I'm happy to report that we left Senegal Monday morning Feb 20th for our trip to Sine-Saloum and returned safely Friday, Feb 24th - and I will post a blog about that - but since this country and the blog has been on the theme of the Presidential election I'll wrap up with the current situation. The weekend up to the election was actually rather quiet in our neighborhood. I'm not sure what it was like in others but after what we saw the previous week - it was a treat to sense the calm. Maybe people were just tuckered out from all the events prior. The elections took place on Sunday, February 26th. While I did not have the knowledge of where a polling place might be in my neighborhood to learn more of the process - I did get this picture the next day of a proud Senegalese mans pinkie the who voted. The ink on the finger ensures a person cannot go to another polling station and vote or even try to vote for someone else. And as I had the pleasure of seeing either some of the security men who work at the bank or whose jobs it is to watch the various apartments on Rue Jules Ferry - they were proud to show me their pinkies too.
One of the guards asked me if I had voted and I had to explain to him I was American and could not vote here. I then asked him who he was for and he said Macky Sall. He wanted a change. I then looked at him and said in my best French "a population of the US felt that way in 2008 and voted for Barak Obama - maybe Macky Sall is your Barak" - we both laughed. We had a healthy conversation about the challenge of the election with 14 candidates and the opposition not being able to come together early on and support just one candidate when the candidate list was announced. Statistically as well it seemed improbable that any candidate would achieve the 50% needed to win - post election the results are in and Wade with 34.8%, Sall with 26.5% , Moustapha Niasse with 13.2%, Idrissa Seck 7.8 % and it just declined for each candidate from there, now presenting the country with a 2nd round of elections between Wade and Sall scheduled for March 26th. More exciting times to come. And it's been a great opportunity for us to talk to Parker and Addison about civics
from the BBC News - March 1
Senegal presidential poll results confirm run-off
Macky Sall is hoping to marshal the opposition behind him for the second round of voting
Senegal is to hold a second round of presidential elections after incumbent Abdoulaye Wade failed to win outright, election officials have confirmed. Mr Wade gained 34.8% of the vote in Sunday's first round.He faces a run-off next month against his former prime minister, Macky Sall, who came second with 26.5%.
Mr Sall urged the opposition to rally behind him against Mr Wade, who has been in power since 2000 and is seeking a controversial third term.
"I'm sure the desire for change of the Senegalese people will give me the victory in the second round," Mr Sall said at a press conference after the results were announced.
Two other ex-prime ministers took third and fourth place: Moustapha Niasse with 13.2% and Idrissa Seck with 7.8%.
Mr Niasse has already urged his supporters not to support Mr Wade, but has so far not officially endorsed Mr Sall.
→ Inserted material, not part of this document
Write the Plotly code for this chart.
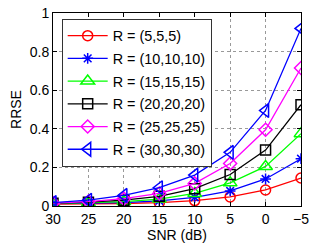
import plotly.graph_objects as go

snr = [30, 25, 20, 15, 10, 5, 0, -5]
names = ["R = (5,5,5)", "R = (10,10,10)", "R = (15,15,15)", "R = (20,20,20)", "R = (25,25,25)", "R = (30,30,30)"]
r5 = [0.010, 0.011, 0.013, 0.017, 0.028, 0.047, 0.083, 0.145]
r10 = [0.012, 0.014, 0.018, 0.027, 0.045, 0.078, 0.140, 0.245]
r15 = [0.013, 0.017, 0.023, 0.036, 0.065, 0.120, 0.205, 0.375]
r20 = [0.014, 0.020, 0.030, 0.050, 0.090, 0.163, 0.290, 0.525]
r25 = [0.015, 0.023, 0.038, 0.065, 0.117, 0.220, 0.395, 0.715]
r30 = [0.018, 0.030, 0.055, 0.095, 0.160, 0.278, 0.495, 0.920]
series = [r5, r10, r15, r20, r25, r30]
colors = ["#ff0000", "#0000ff", "#00ff00", "#000000", "#ff00ff", "#0000ff"]
symbols = ["circle-open", "asterisk-open", "triangle-up-open", "square-open", "diamond-open", "triangle-left-open"]
sizes = [10, 9, 12, 10, 10, 12]
xticks = [30, 25, 20, 15, 10, 5, 0, -5]
xticktext = ["30", "25", "20", "15", "10", "5", "0", "\u22125"]
yticks = [0, 0.2, 0.4, 0.6, 0.8, 1]
yticktext = ["0", "0.2", "0.4", "0.6", "0.8", "1"]

fig = go.Figure()
for i, (n, ys, c, s, sz) in enumerate(zip(names, series, colors, symbols, sizes)):
    fig.add_trace(go.Scatter(
        x=snr, y=ys, name=n, mode="lines+markers", legendgroup="g%d" % i,
        line=dict(color=c, width=1.3),
        marker=dict(symbol=s, size=sz, color=c, line=dict(color=c, width=1.5)),
    ))

fam = "Liberation Sans, Arial, Helvetica, sans-serif"
font = dict(family=fam, size=14, color="#000")
axis_common = dict(
    showline=True, linecolor="#000", linewidth=1, mirror="ticks",
    ticks="inside", ticklen=4, tickcolor="#000",
    showgrid=True, gridcolor="#999999", griddash="dot", gridwidth=1,
    zeroline=False, tickfont=font, automargin=False,
)
fig.update_layout(
    width=332, height=248,
    margin=dict(l=53, r=31, t=13, b=42),
    paper_bgcolor="white", plot_bgcolor="white",
    font=font,
    showlegend=True,
    legend=dict(
        x=0.035, y=0.97, xanchor="left", yanchor="top",
        bgcolor="white", bordercolor="#333", borderwidth=1,
        font=dict(family=fam, size=14.4, color="#000"),
        tracegroupgap=1, itemwidth=40,
    ),
    xaxis=dict(axis_common, range=[30, -5], tickvals=xticks, ticktext=xticktext,
               title=dict(text="SNR (dB)", font=font, standoff=2)),
    yaxis=dict(axis_common, range=[0, 1], tickvals=yticks, ticktext=yticktext,
               title=dict(text="RRSE", font=font, standoff=4)),
)
fig.write_html("out.html", config={"displayModeBar": False},
               post_script="document.body.style.margin='0';document.body.style.overflow='hidden';")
Abdoulaye Wade vs Macky SallAbdoulaye Wade (left)
- Age: 85
- Veteran opposition candidate
- Finally elected in 2000, promising change
- Has plans for huge projects to develop Senegal
- Accused of grooming his son, Karim, to succeed him
- Age: 50
- Mayor of western city of Fatick
- Former prime minister
- Fell out with president after summoning Karim Wade to answer questions in parliament
- Only opposition candidate to run nationwide campaign
He belongs to the opposition grouping, June 23 Movement (M23), which has campaigned against Mr Wade's third term bid."The M23 message is that Wade must get out. The fundamental objective is that Wade's third term mandate does not happen," AFP news agency quotes M23 co-ordinator Alioune Tine as saying in Senegal's Quotidien newspaper.
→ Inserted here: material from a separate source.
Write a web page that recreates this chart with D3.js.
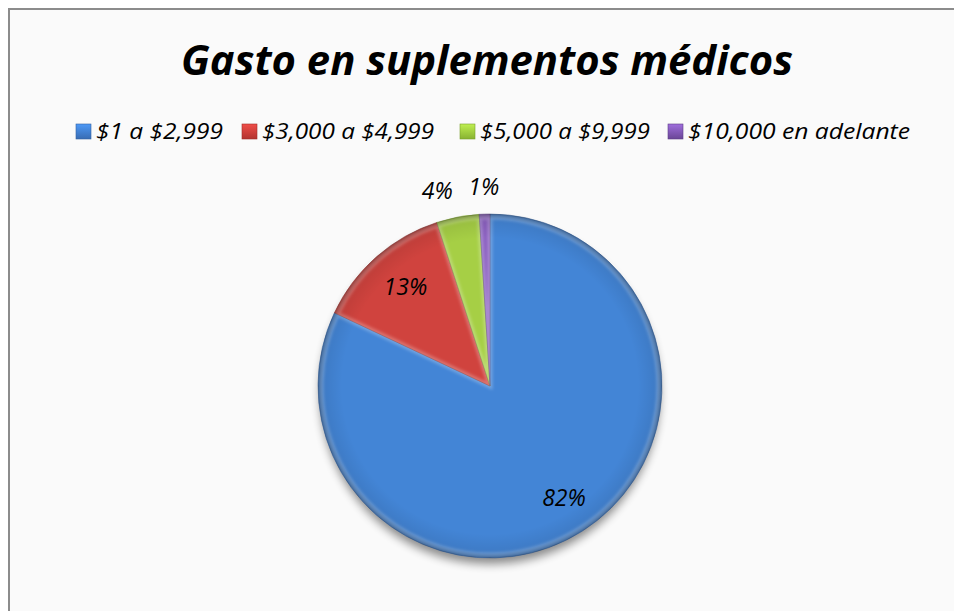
<!DOCTYPE html>
<html>
<head>
<meta charset="utf-8">
<script src="https://cdn.jsdelivr.net/npm/d3@7"></script>
<style>
  html, body { margin: 0; padding: 0; background: #ffffff; }
  svg { display: block; }
  text { font-family: "Open Sans", "Noto Sans", sans-serif; font-style: italic; fill: #000; }
</style>
</head>
<body>
<svg id="chart"></svg>
<script>
var title = "Gasto en suplementos médicos"
var categories = ["$1 a $2,999", "$3,000 a $4,999", "$5,000 a $9,999", "$10,000 en adelante"]
var values = [82, 13, 4, 1]
var topColors = ["#4385d6", "#d0433e", "#a6cf45", "#8a5fc0"]
var bottomColors = ["#386cb3", "#b2332f", "#88b232", "#6a4696"]

var W = 954, H = 611
var cx = 490, cy = 386, r = 172

var svg = d3.select("#chart").attr("width", W).attr("height", H)
var defs = svg.append("defs")

// frame, open on the right and bottom like the cropped original
svg.append("rect")
    .attr("x", 9).attr("y", 9)
    .attr("width", W + 20).attr("height", H + 20)
    .attr("fill", "#fafafa")
    .attr("stroke", "#8c8c8c")
    .attr("stroke-width", 2)

// one vertical gradient per slice
categories.forEach(function(c, i) {
    var g = defs.append("linearGradient")
        .attr("id", "grad" + i)
        .attr("gradientUnits", "userSpaceOnUse")
        .attr("x1", 0).attr("y1", cy - r)
        .attr("x2", 0).attr("y2", cy + r)
    g.append("stop").attr("offset", "0%").attr("stop-color", topColors[i])
    g.append("stop").attr("offset", "100%").attr("stop-color", bottomColors[i])
    // small gradient for the legend squares
    var lg = defs.append("linearGradient")
        .attr("id", "lgrad" + i)
        .attr("x1", 0).attr("y1", 0).attr("x2", 0).attr("y2", 1)
    lg.append("stop").attr("offset", "0%").attr("stop-color", d3.color(topColors[i]).brighter(0.4))
    lg.append("stop").attr("offset", "100%").attr("stop-color", bottomColors[i])
})

var rim = defs.append("radialGradient")
    .attr("id", "rim")
    .attr("gradientUnits", "userSpaceOnUse")
    .attr("cx", cx).attr("cy", cy).attr("r", r)
rim.append("stop").attr("offset", "0.86").attr("stop-color", "#000").attr("stop-opacity", 0)
rim.append("stop").attr("offset", "0.97").attr("stop-color", "#000").attr("stop-opacity", 0.08)
rim.append("stop").attr("offset", "1").attr("stop-color", "#000").attr("stop-opacity", 0.3)

var blur = defs.append("filter").attr("id", "blur")
    .attr("x", "-20%").attr("y", "-20%").attr("width", "140%").attr("height", "140%")
blur.append("feGaussianBlur").attr("stdDeviation", 5)

var soft = defs.append("filter").attr("id", "soft")
soft.append("feGaussianBlur").attr("stdDeviation", 1.8)

// title
svg.append("text")
    .attr("x", 487).attr("y", 75)
    .attr("text-anchor", "middle")
    .attr("font-size", 42)
    .attr("font-weight", "bold")
    .attr("textLength", 612)
    .attr("lengthAdjust", "spacingAndGlyphs")
    .text(title)

// legend
var legendX = [76, 242, 460, 668]
var legendW = [127, 172, 170, 222]
var legend = svg.append("g").attr("class", "legend")
categories.forEach(function(c, i) {
    legend.append("rect")
        .attr("x", legendX[i]).attr("y", 124)
        .attr("width", 15).attr("height", 15)
        .attr("fill", "url(#lgrad" + i + ")")
        .attr("stroke", d3.color(bottomColors[i]).darker(0.3))
        .attr("stroke-width", 0.6)
    legend.append("text")
        .attr("x", legendX[i] + 20).attr("y", 139)
        .attr("font-size", 21)
        .attr("textLength", legendW[i])
        .attr("lengthAdjust", "spacingAndGlyphs")
        .text(c)
})

var pie = d3.pie().sort(null).value(function(d) { return d })
var arcs = pie(values)
var arc = d3.arc().innerRadius(0).outerRadius(r)

// shadow under the pie
svg.append("ellipse")
    .attr("cx", cx).attr("cy", cy + 7)
    .attr("rx", r - 2).attr("ry", r - 1)
    .attr("fill", "#000").attr("opacity", 0.45)
    .attr("filter", "url(#blur)")

var g = svg.append("g").attr("transform", "translate(" + cx + "," + cy + ")")

g.selectAll("path.slice")
    .data(arcs)
    .enter().append("path")
    .attr("class", "slice")
    .attr("d", arc)
    .attr("fill", function(d, i) { return "url(#grad" + i + ")" })
    .attr("stroke", function(d, i) { return d3.color(bottomColors[i]).darker(0.8) })
    .attr("stroke-opacity", 0.6)
    .attr("stroke-width", 0.8)

// soft bevel highlight along the slice edges
arcs.forEach(function(d, i) {
    defs.append("clipPath").attr("id", "clip" + i)
        .append("path").attr("d", arc(d)).attr("transform", "translate(" + cx + "," + cy + ")")
})
var hl = svg.append("g")
arcs.forEach(function(d, i) {
    hl.append("g").attr("clip-path", "url(#clip" + i + ")")
        .append("path")
        .attr("d", d3.arc().innerRadius(0).outerRadius(r - 3)(d))
        .attr("transform", "translate(" + cx + "," + cy + ")")
        .attr("fill", "none")
        .attr("stroke", "#ffffff")
        .attr("stroke-opacity", 0.25)
        .attr("stroke-width", 5)
        .attr("filter", "url(#soft)")
})

svg.append("circle")
    .attr("cx", cx).attr("cy", cy).attr("r", r)
    .attr("fill", "url(#rim)")
    .style("pointer-events", "none")

// data labels: inside for big slices, outside for tiny ones
var inner = d3.arc().innerRadius(r * 0.77).outerRadius(r * 0.77)
var outer = d3.arc().innerRadius(r + 27).outerRadius(r + 27)
var total = d3.sum(values)
arcs.forEach(function(d, i) {
    var share = d.value / total
    var p = share > 0.08 ? inner.centroid(d) : outer.centroid(d)
    var anchor = "middle"
    if (share <= 0.08 && p[0] < -15) anchor = "end"
    svg.append("text")
        .attr("x", cx + p[0] + (share > 0.08 ? 3 : 0)).attr("y", cy + p[1])
        .attr("dy", "0.35em")
        .attr("text-anchor", anchor)
        .attr("font-size", 23)
        .text(Math.round(share * 100) + "%")
})
</script>
</body>
</html>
Mr Sall promised that if elected, he would shorten the presidential term to five years from the current seven, and enforce a two-term limit.
He also promised to bring in measures to reduce the price of basic foodstuffs.
Analysts say Mr Wade, who faced 13 challengers in the first round, is likely to struggle in the run-off.
His bid for a third consecutive term has sparked weeks of violent protests in recent months, leading to about six deaths, although polling on Sunday was largely peaceful.
The second round is scheduled for 18 March.
On Tuesday, Mr Wade's admitted he had failed to win more than 50% in the first round.
He also said that he would be opening talks with opposition candidates ahead of the run-off.
The president was booed as he cast his vote on Sunday in the capital, Dakar - and he lost in his own constituency.
Senegal's constitutional court ruled in January that Mr Wade could stand again on the grounds that his first term had not counted since it began before the two-term limit was introduced in 2001.
Senegal, a former French colony, is seen as a stable democracy with an unbroken series of elections since independence in 1960.
It remains the only West African country where the army has never seized power.